Other environmental risks

Taking into account the specific characteristics of the environmental field and the diversity of underlying risks, an environmental risk analysis of ENGIE's industrial activities is carried out each year as part of a Group approach called integrated and concerted environmental management. This approach, led by the CSR Department, updates the risks and the list of industrial sites most exposed in terms water, biodiversity and air quality as reflected in NOx, SOx and particles, soil quality, waste management and adaptation to global warming.

Based on 2016 data, the map below summarizes the risk analysis results.


Societal risks

Societal risks are also mapped for industrial activities, in particular through dialogue with stakeholders in all Group entities. This Group approach, led by the CSR Department, is based on a 2020 Group target, a toolbox, training and an evaluation system.

Among the main societal risks, the Group has identified the following:

  • the impact of its activities on local populations and the possible need for reparation or compensation;
  • human rights violations, due in particular to environmental causes;
  • the societal impact of the termination of some of our activities, notably thermal power stations

CSR risks in the supply chain

Environmental and societal risks are also increasingly taken into account in the selection and regular evaluation of suppliers and subcontractors in conjunction with the Strategic Sourcing & Supply Department, responsible for purchases excluding energy, and the GEM Business Unit, in charge of energy purchasing.

Supply chain activities are analyzed according to the following risks:

  • environmental damage
  • infringement of international rules
  • human rights violations
  • impact on local populations
  • use of limited resources
  • waste treatment

These risks are reflected in standard clauses incorporated into contracts to ensure that they are properly taken into account by suppliers and subcontractors. If necessary, the Group enters into a dialogue with them to support this process.

2. Actions undertaken and related goals

For all identified risks, actions are taken in consultation with stakeholders at the most appropriate levels.
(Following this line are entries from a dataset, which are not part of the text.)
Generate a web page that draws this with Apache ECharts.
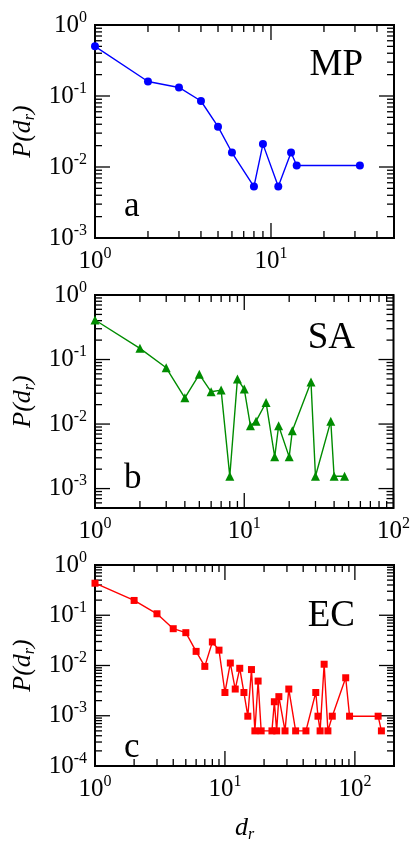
<!DOCTYPE html>
<html>
<head>
<meta charset="utf-8">
<script src="https://cdn.jsdelivr.net/npm/echarts@6/dist/echarts.min.js"></script>
<style>
  html, body { margin: 0; padding: 0; background: #fff; }
  #chart { width: 413px; height: 844px; }
</style>
</head>
<body>
<div id="chart"></div>
<script>
// P(d_r) 三个面板的数据
const mpX = [1, 2, 3, 4, 5, 6, 8, 9, 11, 13, 14, 32]
const mpY = [0.5, 0.16, 0.132, 0.085, 0.037, 0.016, 0.0053, 0.021, 0.0053, 0.016, 0.0105, 0.0105]

const saX = [1, 2, 3, 4, 5, 6, 7, 8, 9, 10, 11, 12, 14, 16, 17, 20, 21, 28, 30, 38, 40, 47]
const saY = [0.41, 0.149, 0.0745, 0.0255, 0.059, 0.0316, 0.0336, 0.00155, 0.0497, 0.0348, 0.0094, 0.0111,
    0.0216, 0.0031, 0.0094, 0.0031, 0.0079, 0.045, 0.00155, 0.0111, 0.00155, 0.00155]

const ecX = [1, 2, 3, 4, 5, 6, 7, 8, 9, 10, 11, 12, 13, 14, 15, 16, 17, 18, 19, 23, 24, 25, 26, 29, 31,
    35, 42, 50, 52, 54, 58, 62, 67, 85, 91, 151, 160]
const ecY = [0.434, 0.197, 0.107, 0.054, 0.045, 0.0191, 0.0096, 0.0294, 0.0202, 0.0029, 0.0112, 0.0034,
    0.0088, 0.0029, 0.00098, 0.0083, 0.0005, 0.0049, 0.0005, 0.0005, 0.0019, 0.0005, 0.0024, 0.0005,
    0.0034, 0.0005, 0.0005, 0.0029, 0.00098, 0.0005, 0.0106, 0.0005, 0.00098, 0.0057, 0.00098, 0.00098, 0.0005]

const xRanges = [[1, 50], [1, 100], [1, 200]]
const yRanges = [[0.001, 1], [0.0005, 1], [0.0001, 1]]

const FONT = '"Liberation Serif", "DejaVu Serif", serif'
const gridTops = [25, 295, 565]
const GRID_H = 213

const chart = echarts.init(document.getElementById('chart'))

const powLabel = (v) => {
    const e = Math.log10(v)
    const r = Math.round(e)
    if (Math.abs(e - r) > 1e-6) return ''
    return '{b|10}{sup|' + r + '}'
}

const labelRich = {
    b: { fontFamily: FONT, fontSize: 25, color: '#000' },
    sup: { fontFamily: FONT, fontSize: 16, color: '#000', padding: [0, 0, 15, 0] }
}

const nameRich = {
    i: { fontFamily: FONT, fontStyle: 'italic', fontSize: 26, color: '#000' },
    s: { fontFamily: FONT, fontStyle: 'italic', fontSize: 16, color: '#000', padding: [13, 0, 0, 0] }
}

// 对数刻度: 1..9 × 10^k
const logTicks = (range) => {
    const out = []
    const d0 = Math.floor(Math.log10(range[0]) + 1e-9)
    const d1 = Math.ceil(Math.log10(range[1]) - 1e-9)
    for (let d = d0; d <= d1; d++) {
        for (let k = 1; k <= 9; k++) {
            const v = k * Math.pow(10, d)
            if (v >= range[0] * (1 - 1e-9) && v <= range[1] * (1 + 1e-9)) out.push({ v: v, major: k === 1 })
        }
    }
    return out
}

const tickSeries = (i) => {
    const xr = xRanges[i]
    const yr = yRanges[i]
    return {
        type: 'custom',
        xAxisIndex: i,
        yAxisIndex: i,
        silent: true,
        clip: false,
        z: 1,
        data: [[xr[0], yr[0]]],
        renderItem: (params, api) => {
            const bl = api.coord([xr[0], yr[0]])
            const tr = api.coord([xr[1], yr[1]])
            const style = { stroke: '#000', lineWidth: 1.3 }
            const kids = []
            logTicks(xr).forEach(t => {
                const px = api.coord([t.v, yr[0]])[0]
                const len = t.major ? 15 : 7
                kids.push({ type: 'line', shape: { x1: px, y1: bl[1], x2: px, y2: bl[1] - len }, style: style })
                kids.push({ type: 'line', shape: { x1: px, y1: tr[1], x2: px, y2: tr[1] + len }, style: style })
            })
            logTicks(yr).forEach(t => {
                const py = api.coord([xr[0], t.v])[1]
                const len = t.major ? 15 : 7
                kids.push({ type: 'line', shape: { x1: bl[0], y1: py, x2: bl[0] + len, y2: py }, style: style })
                kids.push({ type: 'line', shape: { x1: tr[0], y1: py, x2: tr[0] - len, y2: py }, style: style })
            })
            return { type: 'group', children: kids }
        }
    }
}

const lineSeries = (i, xs, ys, color, symbol, size) => ({
    type: 'line',
    xAxisIndex: i,
    yAxisIndex: i,
    data: xs.map((x, j) => [x, ys[j]]),
    symbol: symbol,
    symbolSize: size,
    showSymbol: true,
    clip: false,
    z: 3,
    lineStyle: { color: color, width: 1.4 },
    itemStyle: { color: color }
})

const axisLabel = {
    margin: 8,
    formatter: powLabel,
    fontFamily: FONT,
    fontSize: 25,
    color: '#000',
    rich: labelRich,
    showMinLabel: true,
    showMaxLabel: true,
    hideOverlap: false
}

const option = {
    animation: false,
    backgroundColor: '#fff',
    textStyle: { fontFamily: FONT },
    grid: gridTops.map(t => ({
        left: 95, right: 19, top: t, height: GRID_H,
        show: true, borderColor: '#000', borderWidth: 2, backgroundColor: 'transparent'
    })),
    xAxis: xRanges.map((r, i) => ({
        type: 'log',
        logBase: 10,
        gridIndex: i,
        min: r[0],
        max: r[1],
        axisLine: { show: false },
        axisTick: { show: false },
        splitLine: { show: false },
        axisLabel: axisLabel,
        name: i === 2 ? '{i|d}{s|r}' : '',
        nameLocation: 'middle',
        nameGap: 48,
        nameTextStyle: { fontFamily: FONT, fontStyle: 'italic', fontSize: 26, color: '#000', rich: nameRich }
    })),
    yAxis: yRanges.map((r, i) => ({
        type: 'log',
        logBase: 10,
        gridIndex: i,
        min: r[0],
        max: r[1],
        axisLine: { show: false },
        axisTick: { show: false },
        splitLine: { show: false },
        axisLabel: axisLabel,
        name: '{i|P(d}{s|r}{i|)}',
        nameLocation: 'middle',
        nameGap: 50,
        nameRotate: 90,
        nameTextStyle: { fontFamily: FONT, fontStyle: 'italic', fontSize: 26, color: '#000', rich: nameRich }
    })),
    graphic: [
        { type: 'text', x: 363, y: 65, style: { text: 'MP', font: '37px "Liberation Serif"', fill: '#000', textAlign: 'right', textVerticalAlign: 'middle' } },
        { type: 'text', x: 355, y: 338, style: { text: 'SA', font: '37px "Liberation Serif"', fill: '#000', textAlign: 'right', textVerticalAlign: 'middle' } },
        { type: 'text', x: 355, y: 616, style: { text: 'EC', font: '37px "Liberation Serif"', fill: '#000', textAlign: 'right', textVerticalAlign: 'middle' } },
        { type: 'text', x: 124, y: 207, style: { text: 'a', font: '35px "Liberation Serif"', fill: '#000', textAlign: 'left', textVerticalAlign: 'middle' } },
        { type: 'text', x: 124, y: 479, style: { text: 'b', font: '35px "Liberation Serif"', fill: '#000', textAlign: 'left', textVerticalAlign: 'middle' } },
        { type: 'text', x: 124, y: 748, style: { text: 'c', font: '35px "Liberation Serif"', fill: '#000', textAlign: 'left', textVerticalAlign: 'middle' } }
    ],
    series: [
        lineSeries(0, mpX, mpY, '#0000ff', 'circle', 8),
        lineSeries(1, saX, saY, '#008c00', 'triangle', 9),
        lineSeries(2, ecX, ecY, '#ff0000', 'rect', 7),
        tickSeries(0),
        tickSeries(1),
        tickSeries(2)
    ]
}

chart.setOption(option)
window.addEventListener('resize', () => chart.resize())
</script>
</body>
</html>
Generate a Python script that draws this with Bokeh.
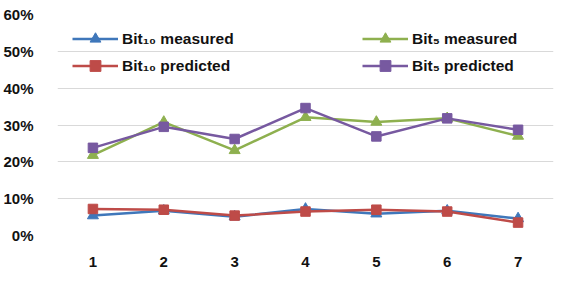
from bokeh.plotting import figure
from bokeh.models import Legend, LegendItem, FixedTicker, NumeralTickFormatter, Range1d
from bokeh.embed import file_html
from bokeh.resources import INLINE

runs = [1, 2, 3, 4, 5, 6, 7]
bit10_measured = [0.054, 0.067, 0.051, 0.072, 0.059, 0.067, 0.046]
bit10_predicted = [0.072, 0.070, 0.054, 0.065, 0.070, 0.065, 0.035]
bit5_measured = [0.218, 0.308, 0.231, 0.321, 0.308, 0.318, 0.270]
bit5_predicted = [0.238, 0.295, 0.262, 0.346, 0.269, 0.318, 0.287]
y_ticks = [0, 0.1, 0.2, 0.3, 0.4, 0.5, 0.6]

BLUE = "#3F77BA"
RED = "#BE4B48"
GREEN = "#8EB04F"
PURPLE = "#7759A0"
FONT = "Liberation Sans"

p = figure(width=566, height=278, output_backend="svg", toolbar_location=None,
           x_range=Range1d(0.5, 7.5), y_range=Range1d(0, 0.6),
           min_border_left=54, min_border_right=13, min_border_top=14, min_border_bottom=43)
p.outline_line_color = None
p.background_fill_color = "white"
p.border_fill_color = "white"

p.xgrid.grid_line_color = None
p.ygrid.grid_line_color = "#D9D9D9"
p.ygrid.grid_line_width = 1
p.ygrid.ticker = FixedTicker(ticks=y_ticks)

p.yaxis.ticker = FixedTicker(ticks=y_ticks)
p.yaxis.formatter = NumeralTickFormatter(format="0%")
p.xaxis.ticker = FixedTicker(ticks=runs)
for ax in (p.xaxis, p.yaxis):
    ax.axis_line_color = None
    ax.major_tick_line_color = None
    ax.minor_tick_line_color = None
    ax.major_label_text_font = FONT
    ax.major_label_text_font_style = "bold"
    ax.major_label_text_font_size = "15px"
    ax.major_label_text_color = "#111111"
p.yaxis.major_label_standoff = 18
p.xaxis.major_label_standoff = 15

def series(vals, color, marker, size):
    l = p.line(runs, vals, line_color=color, line_width=2.5)
    s = p.scatter(runs, vals, marker=marker, size=size, fill_color=color, line_color=color)
    return [l, s]

r10m = series(bit10_measured, BLUE, "triangle", 11)
r10p = series(bit10_predicted, RED, "square", 9.5)
r5m = series(bit5_measured, GREEN, "triangle", 11)
r5p = series(bit5_predicted, PURPLE, "square", 9.5)

def make_legend(items, loc):
    lg = Legend(items=items, location=loc, orientation="vertical",
                glyph_width=46, glyph_height=27, spacing=0, padding=0, margin=0,
                label_standoff=4, label_text_font=FONT, label_text_font_style="bold",
                label_text_font_size="15.5px", label_text_color="#111111",
                border_line_alpha=0, background_fill_alpha=0, label_height=27)
    p.add_layout(lg)

make_legend([LegendItem(label="Bit\u2081\u2080 measured", renderers=r10m),
             LegendItem(label="Bit\u2081\u2080 predicted", renderers=r10p)], (15, 156))
make_legend([LegendItem(label="Bit\u2085 measured", renderers=r5m),
             LegendItem(label="Bit\u2085 predicted", renderers=r5p)], (305, 156))

open("out.html", "w").write(file_html(p, INLINE))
From 2018, awareness and training sessions on understanding the law and the Group's vigilance plan are offered for top management and all employees.

If an incident occurs, the procedures implemented provide for:

    • all relevant actors within ENGIE to be informed and mobilized
    • discussions with stakeholders and NGOs
    • remediation without waiting for court decisions.

In order to measure the progress of risk reduction and prevention actions, five CSR goals were defined in 2016 with a 2020 target. The results have been published since 2016 for the first two and from 2019 for the last three.


3. Performance review processes

As part of its duty of vigilance, the Group has formed a Vigilance Committee which meets around three times a year to measure the status of its actions and evaluate the results obtained under this plan.

This committee, jointly coordinated by the Ethics & Compliance Department and the CSR Department, brings together the Group's functional departments concerned by the duty of vigilance, in particular the Strategic Sourcing and Supply Department, responsible for purchases excluding energy, the Risk Department and the main Business Units at greatest risk, in particular the GEM Business Unit responsible for centralized energy purchases.

This committee analyses incidents or controversies, validates the results and decides on improvement actions, in particular with a view to achieving the goals set.

Each year, the Ethics, Environment and Sustainable Development Committee of the Board of Directors reviews the vigilance plan, any sticking points or improvements, and possible incidents.

In accordance with the law, the vigilance plan and results are published in the Reference Document.


In addition, each year, the Audit Committee of the Board of Directors reviews the Group's main risks.